💔“I WAS WRONG… IF ONLY I COULD APOLOGIZE TO HER!” — Public Apology Issued to Caroline Flack’s Family, Five Years On, Over False Reports That Misled the Public and Pushed Her to the Edge…😔💔

Veteran showbiz editor Mark Jefferies has publicly apologised for his coverage of Caroline Flack’s 2019 court case, admitting that he, like many others, “unknowingly let her down.” In an emotional column, Jefferies recalled his 15-year friendship with the late Love Island host and said the new Disney+ documentary Caroline Flack: Search for the Truth has finally revealed how “deeply flawed” the narrative surrounding her was.

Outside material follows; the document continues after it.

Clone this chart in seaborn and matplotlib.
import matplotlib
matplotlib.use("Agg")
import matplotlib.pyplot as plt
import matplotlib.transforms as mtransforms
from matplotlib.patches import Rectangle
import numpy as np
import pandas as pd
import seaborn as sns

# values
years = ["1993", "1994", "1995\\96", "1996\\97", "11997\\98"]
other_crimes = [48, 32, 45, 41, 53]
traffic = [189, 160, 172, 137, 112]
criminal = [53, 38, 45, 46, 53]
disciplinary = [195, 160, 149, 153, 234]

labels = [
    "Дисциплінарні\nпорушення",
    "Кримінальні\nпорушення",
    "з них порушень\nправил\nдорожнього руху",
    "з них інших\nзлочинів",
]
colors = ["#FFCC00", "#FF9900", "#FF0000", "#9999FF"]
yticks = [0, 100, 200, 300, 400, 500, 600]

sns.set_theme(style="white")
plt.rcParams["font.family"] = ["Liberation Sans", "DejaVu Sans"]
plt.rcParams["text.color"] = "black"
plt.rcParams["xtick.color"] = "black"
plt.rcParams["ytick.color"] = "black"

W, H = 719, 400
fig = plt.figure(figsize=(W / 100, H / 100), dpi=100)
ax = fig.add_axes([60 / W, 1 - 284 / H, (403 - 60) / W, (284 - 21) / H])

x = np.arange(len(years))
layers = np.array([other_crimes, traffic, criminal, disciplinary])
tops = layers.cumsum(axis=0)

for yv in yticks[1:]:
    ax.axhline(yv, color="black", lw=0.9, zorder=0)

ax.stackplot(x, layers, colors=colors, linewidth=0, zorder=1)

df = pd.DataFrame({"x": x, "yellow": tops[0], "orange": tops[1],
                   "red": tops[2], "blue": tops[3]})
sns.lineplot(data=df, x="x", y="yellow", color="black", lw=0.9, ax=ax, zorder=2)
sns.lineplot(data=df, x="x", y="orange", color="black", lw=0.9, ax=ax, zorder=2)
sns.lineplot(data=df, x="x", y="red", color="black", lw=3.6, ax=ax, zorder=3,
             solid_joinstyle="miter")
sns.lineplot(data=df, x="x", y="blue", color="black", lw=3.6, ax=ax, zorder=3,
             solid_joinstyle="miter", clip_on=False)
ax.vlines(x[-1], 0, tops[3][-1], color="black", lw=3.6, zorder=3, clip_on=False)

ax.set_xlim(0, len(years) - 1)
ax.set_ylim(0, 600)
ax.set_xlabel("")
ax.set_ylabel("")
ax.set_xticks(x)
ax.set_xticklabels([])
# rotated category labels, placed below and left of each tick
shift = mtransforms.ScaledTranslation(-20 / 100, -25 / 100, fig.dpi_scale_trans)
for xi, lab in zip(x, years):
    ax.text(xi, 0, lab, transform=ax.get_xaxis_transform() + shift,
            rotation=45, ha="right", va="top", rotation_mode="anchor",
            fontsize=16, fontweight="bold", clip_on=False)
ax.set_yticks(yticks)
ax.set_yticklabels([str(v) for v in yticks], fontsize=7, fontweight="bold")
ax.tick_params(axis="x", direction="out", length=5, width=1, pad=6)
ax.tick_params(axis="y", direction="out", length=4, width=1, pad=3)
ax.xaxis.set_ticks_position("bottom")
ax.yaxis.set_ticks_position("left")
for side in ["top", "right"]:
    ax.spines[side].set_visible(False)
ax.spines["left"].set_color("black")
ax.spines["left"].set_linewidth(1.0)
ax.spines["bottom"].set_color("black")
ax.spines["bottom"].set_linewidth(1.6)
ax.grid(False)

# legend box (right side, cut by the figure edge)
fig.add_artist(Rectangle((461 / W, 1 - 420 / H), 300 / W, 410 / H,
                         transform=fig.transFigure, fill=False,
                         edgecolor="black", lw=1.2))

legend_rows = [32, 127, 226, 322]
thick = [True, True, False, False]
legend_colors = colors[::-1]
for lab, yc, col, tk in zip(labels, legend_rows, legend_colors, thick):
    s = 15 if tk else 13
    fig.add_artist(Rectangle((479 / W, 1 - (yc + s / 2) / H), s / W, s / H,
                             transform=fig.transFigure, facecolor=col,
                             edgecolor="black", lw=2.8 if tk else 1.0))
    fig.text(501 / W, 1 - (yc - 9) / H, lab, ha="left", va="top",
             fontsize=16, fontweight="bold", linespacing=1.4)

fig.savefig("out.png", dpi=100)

Jefferies described Caroline as “funny, charming and cheeky,” remembering lunches in New York during The X Factor days and light-hearted nights out with stars like Harry Styles and Gary Barlow. He said she often helped journalists despite her own struggles — once even teasing him with a celebrity scoop that took him two days to crack.

But the tone shifted as he reflected on his reporting of the assault charge that led to Caroline’s downfall. He now believes that both the Crown Prosecution Service (CPS) and Metropolitan Police presented misleading evidence in court — including false claims that Caroline attacked her boyfriend Lewis Burton with a lamp. “In fact, her phone was the only thing taken as evidence,” Jefferies revealed, adding that blood at the scene was Caroline’s own, not Lewis’s.

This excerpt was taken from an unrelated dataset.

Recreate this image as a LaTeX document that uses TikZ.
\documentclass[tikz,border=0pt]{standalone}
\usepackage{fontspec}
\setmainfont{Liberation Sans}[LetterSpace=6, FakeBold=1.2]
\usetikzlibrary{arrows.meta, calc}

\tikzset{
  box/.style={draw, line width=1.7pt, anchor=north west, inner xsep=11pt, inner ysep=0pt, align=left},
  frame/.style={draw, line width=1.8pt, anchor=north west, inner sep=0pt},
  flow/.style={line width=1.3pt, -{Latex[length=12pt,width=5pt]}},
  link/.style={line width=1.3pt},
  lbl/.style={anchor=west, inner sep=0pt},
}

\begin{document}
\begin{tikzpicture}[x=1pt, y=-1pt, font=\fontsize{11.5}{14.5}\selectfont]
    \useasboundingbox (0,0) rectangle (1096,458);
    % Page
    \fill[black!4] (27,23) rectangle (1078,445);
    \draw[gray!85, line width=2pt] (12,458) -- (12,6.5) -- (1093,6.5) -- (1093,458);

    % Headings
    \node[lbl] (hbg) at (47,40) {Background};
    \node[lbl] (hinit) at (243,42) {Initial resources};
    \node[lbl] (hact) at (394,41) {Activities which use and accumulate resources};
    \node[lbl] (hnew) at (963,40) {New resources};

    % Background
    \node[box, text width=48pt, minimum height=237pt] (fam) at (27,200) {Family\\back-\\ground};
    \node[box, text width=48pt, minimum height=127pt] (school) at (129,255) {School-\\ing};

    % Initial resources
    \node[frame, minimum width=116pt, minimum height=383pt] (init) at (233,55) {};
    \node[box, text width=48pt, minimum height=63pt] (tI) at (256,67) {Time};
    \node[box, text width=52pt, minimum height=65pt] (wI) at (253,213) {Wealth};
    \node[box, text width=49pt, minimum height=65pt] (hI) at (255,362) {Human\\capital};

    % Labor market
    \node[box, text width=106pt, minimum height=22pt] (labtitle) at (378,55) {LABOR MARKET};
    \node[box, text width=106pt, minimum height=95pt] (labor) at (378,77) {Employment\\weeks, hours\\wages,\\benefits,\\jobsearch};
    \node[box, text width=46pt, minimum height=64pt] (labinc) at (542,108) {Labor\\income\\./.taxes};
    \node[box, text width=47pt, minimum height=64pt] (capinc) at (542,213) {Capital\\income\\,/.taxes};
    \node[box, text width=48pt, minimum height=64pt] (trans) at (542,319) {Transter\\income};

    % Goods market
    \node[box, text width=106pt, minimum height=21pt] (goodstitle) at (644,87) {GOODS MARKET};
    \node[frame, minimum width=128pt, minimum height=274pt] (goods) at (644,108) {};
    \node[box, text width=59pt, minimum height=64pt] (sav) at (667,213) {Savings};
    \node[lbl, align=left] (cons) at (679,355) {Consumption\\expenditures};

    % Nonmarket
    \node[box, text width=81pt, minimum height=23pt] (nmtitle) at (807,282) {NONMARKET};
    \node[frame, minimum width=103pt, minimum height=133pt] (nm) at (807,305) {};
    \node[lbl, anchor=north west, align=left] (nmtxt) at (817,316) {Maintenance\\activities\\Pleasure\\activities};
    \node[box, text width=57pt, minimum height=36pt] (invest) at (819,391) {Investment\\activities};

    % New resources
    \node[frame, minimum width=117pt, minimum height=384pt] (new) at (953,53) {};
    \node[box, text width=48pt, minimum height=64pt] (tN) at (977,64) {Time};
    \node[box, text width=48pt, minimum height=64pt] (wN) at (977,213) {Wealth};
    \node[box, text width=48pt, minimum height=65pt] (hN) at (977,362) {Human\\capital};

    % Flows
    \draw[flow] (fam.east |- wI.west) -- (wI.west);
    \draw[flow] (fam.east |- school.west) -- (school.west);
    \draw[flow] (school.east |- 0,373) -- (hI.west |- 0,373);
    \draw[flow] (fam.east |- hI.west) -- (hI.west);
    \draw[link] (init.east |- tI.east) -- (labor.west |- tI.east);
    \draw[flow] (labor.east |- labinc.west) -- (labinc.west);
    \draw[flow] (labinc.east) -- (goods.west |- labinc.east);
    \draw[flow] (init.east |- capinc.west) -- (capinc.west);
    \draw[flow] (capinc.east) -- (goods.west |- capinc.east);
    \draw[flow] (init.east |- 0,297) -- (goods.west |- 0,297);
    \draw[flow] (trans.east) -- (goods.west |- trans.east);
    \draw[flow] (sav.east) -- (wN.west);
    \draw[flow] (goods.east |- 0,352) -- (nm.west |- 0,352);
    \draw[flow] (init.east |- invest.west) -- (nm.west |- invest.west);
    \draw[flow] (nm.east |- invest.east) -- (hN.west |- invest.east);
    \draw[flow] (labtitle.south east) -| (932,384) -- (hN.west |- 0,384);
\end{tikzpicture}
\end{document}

He admitted: “I thought I was only doing my job, but in fact, I was unknowingly letting her down. Watching this documentary, I now see that things didn’t add up — and we all should have done better.”

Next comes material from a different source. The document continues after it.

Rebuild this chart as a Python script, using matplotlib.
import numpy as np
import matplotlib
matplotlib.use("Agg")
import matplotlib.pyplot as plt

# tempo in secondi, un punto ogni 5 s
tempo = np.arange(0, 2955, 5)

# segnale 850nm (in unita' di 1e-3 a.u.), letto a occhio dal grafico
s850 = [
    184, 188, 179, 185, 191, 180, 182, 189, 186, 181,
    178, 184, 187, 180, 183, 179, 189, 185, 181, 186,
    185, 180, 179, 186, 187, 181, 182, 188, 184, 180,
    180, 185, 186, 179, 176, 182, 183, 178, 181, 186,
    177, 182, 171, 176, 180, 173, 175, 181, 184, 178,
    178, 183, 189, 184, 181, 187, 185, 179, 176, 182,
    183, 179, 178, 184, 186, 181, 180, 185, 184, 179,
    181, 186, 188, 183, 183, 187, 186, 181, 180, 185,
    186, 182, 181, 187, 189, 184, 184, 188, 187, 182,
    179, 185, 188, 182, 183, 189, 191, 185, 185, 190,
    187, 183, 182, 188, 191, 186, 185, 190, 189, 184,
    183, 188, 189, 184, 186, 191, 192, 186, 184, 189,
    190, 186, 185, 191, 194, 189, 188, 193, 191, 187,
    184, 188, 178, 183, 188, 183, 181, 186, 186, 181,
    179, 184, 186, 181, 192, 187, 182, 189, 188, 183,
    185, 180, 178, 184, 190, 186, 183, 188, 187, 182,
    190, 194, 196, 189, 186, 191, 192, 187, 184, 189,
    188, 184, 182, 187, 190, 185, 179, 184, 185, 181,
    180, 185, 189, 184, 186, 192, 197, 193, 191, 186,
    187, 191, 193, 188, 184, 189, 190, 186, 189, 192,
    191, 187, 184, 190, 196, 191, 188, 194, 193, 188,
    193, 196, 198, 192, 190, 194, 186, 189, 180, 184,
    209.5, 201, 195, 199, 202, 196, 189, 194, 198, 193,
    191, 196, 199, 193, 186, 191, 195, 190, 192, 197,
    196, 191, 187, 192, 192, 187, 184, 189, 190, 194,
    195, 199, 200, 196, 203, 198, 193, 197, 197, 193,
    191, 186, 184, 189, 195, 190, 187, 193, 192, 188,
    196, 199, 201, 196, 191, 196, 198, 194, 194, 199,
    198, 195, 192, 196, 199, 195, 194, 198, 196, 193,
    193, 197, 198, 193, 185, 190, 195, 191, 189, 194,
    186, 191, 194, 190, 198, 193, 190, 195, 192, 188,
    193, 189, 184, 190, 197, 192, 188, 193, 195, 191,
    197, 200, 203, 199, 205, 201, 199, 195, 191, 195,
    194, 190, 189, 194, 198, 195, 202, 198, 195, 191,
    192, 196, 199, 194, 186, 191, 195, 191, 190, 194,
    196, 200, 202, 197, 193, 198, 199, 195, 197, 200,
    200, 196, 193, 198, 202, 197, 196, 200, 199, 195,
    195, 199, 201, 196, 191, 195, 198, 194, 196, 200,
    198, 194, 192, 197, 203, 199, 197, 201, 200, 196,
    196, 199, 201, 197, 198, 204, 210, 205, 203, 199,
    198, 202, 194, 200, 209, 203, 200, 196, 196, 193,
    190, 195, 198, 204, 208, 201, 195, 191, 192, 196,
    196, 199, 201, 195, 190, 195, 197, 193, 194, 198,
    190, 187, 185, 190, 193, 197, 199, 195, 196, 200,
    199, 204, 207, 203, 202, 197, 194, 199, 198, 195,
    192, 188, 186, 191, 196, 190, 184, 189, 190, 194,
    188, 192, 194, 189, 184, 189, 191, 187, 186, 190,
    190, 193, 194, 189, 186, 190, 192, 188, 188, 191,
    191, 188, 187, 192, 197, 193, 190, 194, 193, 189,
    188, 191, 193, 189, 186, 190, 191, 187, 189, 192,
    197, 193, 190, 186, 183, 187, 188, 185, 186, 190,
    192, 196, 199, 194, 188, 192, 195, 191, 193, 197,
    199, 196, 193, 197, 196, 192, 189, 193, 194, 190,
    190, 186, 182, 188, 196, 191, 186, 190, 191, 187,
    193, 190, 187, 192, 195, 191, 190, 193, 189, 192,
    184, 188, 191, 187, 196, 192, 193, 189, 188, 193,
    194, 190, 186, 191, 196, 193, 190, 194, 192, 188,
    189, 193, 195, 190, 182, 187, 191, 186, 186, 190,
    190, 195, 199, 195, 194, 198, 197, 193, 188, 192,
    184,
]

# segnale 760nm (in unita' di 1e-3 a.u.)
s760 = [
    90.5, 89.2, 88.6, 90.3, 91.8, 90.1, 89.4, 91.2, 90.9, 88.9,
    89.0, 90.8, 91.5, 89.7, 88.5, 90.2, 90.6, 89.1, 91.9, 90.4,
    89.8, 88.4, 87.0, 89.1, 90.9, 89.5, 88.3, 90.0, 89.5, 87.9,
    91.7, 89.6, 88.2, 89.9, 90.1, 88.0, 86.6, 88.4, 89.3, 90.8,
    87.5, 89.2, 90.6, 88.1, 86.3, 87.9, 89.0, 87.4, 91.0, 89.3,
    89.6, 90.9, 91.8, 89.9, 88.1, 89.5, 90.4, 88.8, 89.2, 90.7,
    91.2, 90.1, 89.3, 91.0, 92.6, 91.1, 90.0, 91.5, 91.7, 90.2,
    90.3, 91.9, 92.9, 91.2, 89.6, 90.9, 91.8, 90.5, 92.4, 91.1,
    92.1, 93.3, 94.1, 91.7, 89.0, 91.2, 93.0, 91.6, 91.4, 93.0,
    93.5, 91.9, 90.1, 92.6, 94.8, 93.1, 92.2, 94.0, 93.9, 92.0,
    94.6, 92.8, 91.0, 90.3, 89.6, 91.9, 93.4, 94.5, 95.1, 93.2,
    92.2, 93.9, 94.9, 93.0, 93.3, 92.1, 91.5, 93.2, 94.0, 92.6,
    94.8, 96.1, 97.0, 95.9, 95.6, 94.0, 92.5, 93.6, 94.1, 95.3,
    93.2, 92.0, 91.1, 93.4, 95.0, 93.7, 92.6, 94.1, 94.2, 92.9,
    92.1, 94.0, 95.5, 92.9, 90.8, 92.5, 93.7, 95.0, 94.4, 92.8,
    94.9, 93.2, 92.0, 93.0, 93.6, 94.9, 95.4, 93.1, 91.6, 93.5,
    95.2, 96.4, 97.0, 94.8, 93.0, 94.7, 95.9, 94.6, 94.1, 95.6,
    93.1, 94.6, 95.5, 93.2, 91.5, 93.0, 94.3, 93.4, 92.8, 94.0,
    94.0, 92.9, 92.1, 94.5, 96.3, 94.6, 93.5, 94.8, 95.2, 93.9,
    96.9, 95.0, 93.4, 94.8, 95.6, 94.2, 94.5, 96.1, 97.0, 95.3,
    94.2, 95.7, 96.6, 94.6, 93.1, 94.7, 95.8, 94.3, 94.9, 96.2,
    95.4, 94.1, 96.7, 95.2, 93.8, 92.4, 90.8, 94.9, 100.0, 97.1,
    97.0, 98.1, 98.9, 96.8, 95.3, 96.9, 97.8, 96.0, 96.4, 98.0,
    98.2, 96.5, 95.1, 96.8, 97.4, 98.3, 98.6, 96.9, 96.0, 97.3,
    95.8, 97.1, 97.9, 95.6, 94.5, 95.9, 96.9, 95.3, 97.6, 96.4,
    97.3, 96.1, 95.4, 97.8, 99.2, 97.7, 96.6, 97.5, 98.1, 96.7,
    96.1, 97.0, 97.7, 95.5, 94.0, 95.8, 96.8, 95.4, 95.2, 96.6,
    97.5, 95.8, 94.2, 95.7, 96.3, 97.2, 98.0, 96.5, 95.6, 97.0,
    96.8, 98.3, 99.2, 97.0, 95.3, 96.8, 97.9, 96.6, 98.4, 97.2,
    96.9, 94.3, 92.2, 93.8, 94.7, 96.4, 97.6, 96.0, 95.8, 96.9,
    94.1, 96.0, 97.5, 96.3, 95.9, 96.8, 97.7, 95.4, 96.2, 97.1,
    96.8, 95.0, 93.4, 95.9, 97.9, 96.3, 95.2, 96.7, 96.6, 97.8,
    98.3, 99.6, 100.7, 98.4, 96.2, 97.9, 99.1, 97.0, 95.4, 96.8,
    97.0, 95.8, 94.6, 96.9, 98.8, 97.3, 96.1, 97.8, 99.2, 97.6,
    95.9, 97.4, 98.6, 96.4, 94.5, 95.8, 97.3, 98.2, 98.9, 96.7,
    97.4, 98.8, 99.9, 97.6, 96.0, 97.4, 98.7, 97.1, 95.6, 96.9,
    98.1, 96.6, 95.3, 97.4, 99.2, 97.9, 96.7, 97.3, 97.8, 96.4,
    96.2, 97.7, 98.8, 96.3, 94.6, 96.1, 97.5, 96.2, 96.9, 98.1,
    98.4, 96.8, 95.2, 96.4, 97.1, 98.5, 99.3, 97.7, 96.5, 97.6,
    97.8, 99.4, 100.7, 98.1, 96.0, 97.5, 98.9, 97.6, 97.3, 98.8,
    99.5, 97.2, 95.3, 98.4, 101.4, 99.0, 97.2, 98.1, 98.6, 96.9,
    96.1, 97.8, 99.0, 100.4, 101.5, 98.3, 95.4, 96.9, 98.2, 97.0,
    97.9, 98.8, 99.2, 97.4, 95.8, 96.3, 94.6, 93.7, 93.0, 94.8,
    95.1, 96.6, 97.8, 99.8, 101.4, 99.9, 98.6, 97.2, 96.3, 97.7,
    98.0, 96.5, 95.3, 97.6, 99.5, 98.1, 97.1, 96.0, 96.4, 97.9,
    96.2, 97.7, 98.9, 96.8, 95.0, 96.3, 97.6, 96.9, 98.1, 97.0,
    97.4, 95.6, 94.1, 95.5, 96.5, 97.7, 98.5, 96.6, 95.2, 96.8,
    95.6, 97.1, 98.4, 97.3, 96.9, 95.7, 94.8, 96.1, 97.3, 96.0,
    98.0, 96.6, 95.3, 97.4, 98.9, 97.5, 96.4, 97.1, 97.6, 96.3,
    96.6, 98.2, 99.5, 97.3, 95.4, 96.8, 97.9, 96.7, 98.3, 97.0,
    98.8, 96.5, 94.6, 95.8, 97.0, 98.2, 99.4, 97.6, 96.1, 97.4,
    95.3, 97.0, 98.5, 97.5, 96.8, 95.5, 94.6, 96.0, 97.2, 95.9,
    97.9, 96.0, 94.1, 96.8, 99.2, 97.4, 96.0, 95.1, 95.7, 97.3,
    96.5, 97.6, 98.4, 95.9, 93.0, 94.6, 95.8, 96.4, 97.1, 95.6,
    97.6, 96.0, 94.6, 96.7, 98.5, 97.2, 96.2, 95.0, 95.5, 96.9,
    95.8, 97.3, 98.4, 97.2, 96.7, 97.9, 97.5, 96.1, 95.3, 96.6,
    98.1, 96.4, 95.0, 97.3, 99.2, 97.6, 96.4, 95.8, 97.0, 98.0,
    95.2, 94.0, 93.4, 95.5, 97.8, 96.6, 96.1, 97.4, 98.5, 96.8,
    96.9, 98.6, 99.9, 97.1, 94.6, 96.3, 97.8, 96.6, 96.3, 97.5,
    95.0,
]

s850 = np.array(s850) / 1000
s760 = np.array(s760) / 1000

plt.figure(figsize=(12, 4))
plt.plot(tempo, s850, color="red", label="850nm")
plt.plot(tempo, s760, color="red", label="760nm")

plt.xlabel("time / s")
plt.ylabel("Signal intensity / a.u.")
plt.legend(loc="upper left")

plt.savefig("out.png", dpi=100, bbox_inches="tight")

Caroline’s mother, Christine Flack, who spearheaded the documentary, continues to fight for institutional accountability. “Apologies don’t cost anything,” Jefferies wrote. “They won’t bring Caroline back, but they might bring her family some comfort.”

As the documentary airs, the Metropolitan Police have expressed condolences to the Flack family, while the CPS maintains that its decisions were based on medical evidence available at the time. For Jefferies, the film marks a painful reckoning: “Five years later, thanks to her mum, Caroline is finally telling her side of the story.”